Il donna des représentations à Moscou et à Saint-Pétersbourg, relatant avec force détails son histoire, y compris des récits fantaisistes sur son passé, comme des prétendus actes de cannibalisme et son mariage avec une princesse, ainsi que ses nombreuses séances de tatouage.

Ces récits fantaisistes lui permirent d’attirer les foules et de se justifier de sa désertion. Malgré son succès initial, Cabri disparut rapidement de la scène artistique européenne et décéda dans un hôpital du Nord de la France. Craignant la profanation de sa sépulture en raison de l’intérêt suscité par sa peau tatouée, il demanda à être enterré dans une fosse commune.

 

 

Jean-Baptiste Cabri- Gravure- Circa 1700. L’histoire du tatouage

Bien que très bref, le grand succès qu’il connut ouvrit la brèche à la tendance des attractions humaines payantes.

JOHN RUTTERFORD “THE WHITE CHIEF”

En 1826, lors de son arrivée en Nouvelle-Zélande, le capitaine américain Jackson fut accueilli par des Maoris, parmi lesquels se trouvait un homme inhabituellement blanc, nommé John Rutterford. Rutterford raconta au capitaine Jackson son histoire : capturé par les Maoris, réduit à l’esclavage et soumis au tatouage traditionnel Moko pendant dix années.

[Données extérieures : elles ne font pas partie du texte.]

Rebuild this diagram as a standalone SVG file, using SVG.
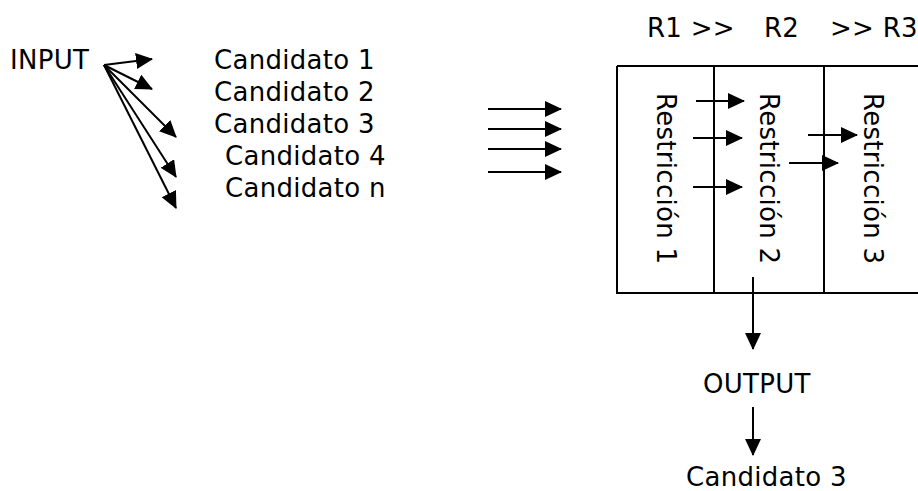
<svg xmlns="http://www.w3.org/2000/svg" width="918" height="491" viewBox="0 0 918 491">
  <style>
    .t { font-family: "DejaVu Sans", Verdana, sans-serif; font-size: 26px; letter-spacing: 0.3px; fill: #000; }
    .ln { stroke: #000; stroke-width: 2; fill: none; }
    .arr { stroke: #000; stroke-width: 2; fill: none; marker-end: url(#head); }
  </style>
  <defs>
    <marker id="head" markerUnits="userSpaceOnUse" markerWidth="18" markerHeight="17" refX="16" refY="8" orient="auto">
      <path d="M0,0 L17,8 L0,16 Z" fill="#000"/>
    </marker>
  </defs>
  <rect width="918" height="491" fill="#fff"/>

  <!-- input side -->
  <g id="input"><text class="t" x="10" y="69">INPUT</text></g>
  <g id="cand1"><text class="t" x="214" y="69">Candidato 1</text></g>
  <g id="cand2"><text class="t" x="214" y="101">Candidato 2</text></g>
  <g id="cand3"><text class="t" x="214" y="133">Candidato 3</text></g>
  <g id="cand4"><text class="t" x="225" y="165">Candidato 4</text></g>
  <g id="candn"><text class="t" x="225" y="197">Candidato n</text></g>

  <!-- ranking header -->
  <g id="ranking">
    <text class="t" y="37"><tspan x="647">R1 &gt;&gt;</tspan><tspan x="764">R2</tspan><tspan x="830">&gt;&gt; R3</tspan></text>
  </g>

  <!-- restriction columns -->
  <g id="restrictions">
    <path class="ln" d="M617,66 H918 M616,293 H918 M617,66 V293 M714,66 V293 M824,66 V293"/>
    <text class="t" transform="translate(657,93) rotate(90)">Restricción 1</text>
    <text class="t" transform="translate(760,93) rotate(90)">Restricción 2</text>
    <text class="t" transform="translate(864,93) rotate(90)">Restricción 3</text>
  </g>

  <g id="output"><text class="t" x="703" y="393">OUTPUT</text></g>
  <g id="result"><text class="t" x="686" y="486">Candidato 3</text></g>

  <!-- connectors -->
  <g id="connectors">
    <line class="arr" x1="104" y1="65" x2="152" y2="59"/>
    <line class="arr" x1="104" y1="65" x2="152" y2="89"/>
    <line class="arr" x1="104" y1="65" x2="176" y2="137"/>
    <line class="arr" x1="104" y1="65" x2="176" y2="177"/>
    <line class="arr" x1="104" y1="65" x2="176" y2="208"/>

    <line class="arr" x1="488" y1="109" x2="561" y2="109"/>
    <line class="arr" x1="488" y1="129" x2="561" y2="129"/>
    <line class="arr" x1="488" y1="149" x2="561" y2="149"/>
    <line class="arr" x1="488" y1="172" x2="561" y2="172"/>

    <line class="arr" x1="696" y1="101" x2="744" y2="101"/>
    <line class="arr" x1="693" y1="138" x2="742" y2="138"/>
    <line class="arr" x1="693" y1="187" x2="742" y2="187"/>
    <line class="arr" x1="808" y1="135" x2="857" y2="135"/>
    <line class="arr" x1="789" y1="163" x2="838" y2="163"/>

    <line class="arr" x1="753" y1="277" x2="753" y2="349"/>
    <line class="arr" x1="753" y1="407" x2="753" y2="455"/>
  </g>
</svg>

Le capitaine Jackson le ramena en Amérique, où Rutterford regagna ensuite l’Angleterre. Là-bas, il devint célèbre grâce à des spectacles détaillant ses supposées aventures, ce qui lui valut une grande richesse. Cependant, il est maintenant évident que ses récits étaient fictifs : il n’avait pas été tatoué de force ni réduit à la captivité. Ses tatouages, bien que de style Maori, étaient en réalité typiques des tatouages polynésiens.

 

John Rutherford- Dessin original 1828 – L’histoire du tatouage

 

Il apparaît que Rutterford et ses semblables se sont fait tatouer librement lors de leurs voyages. Les récits sensationnels de cannibalisme et d’esclavage servaient à ajouter du piquant à leurs spectacles. Ces légendes sont devenues le thème central des spectacles de tatouages, devenant une véritable industrie à partir de 1830, notamment grâce à Phineas T.Barnum et ses célèbres cirques et freakshows.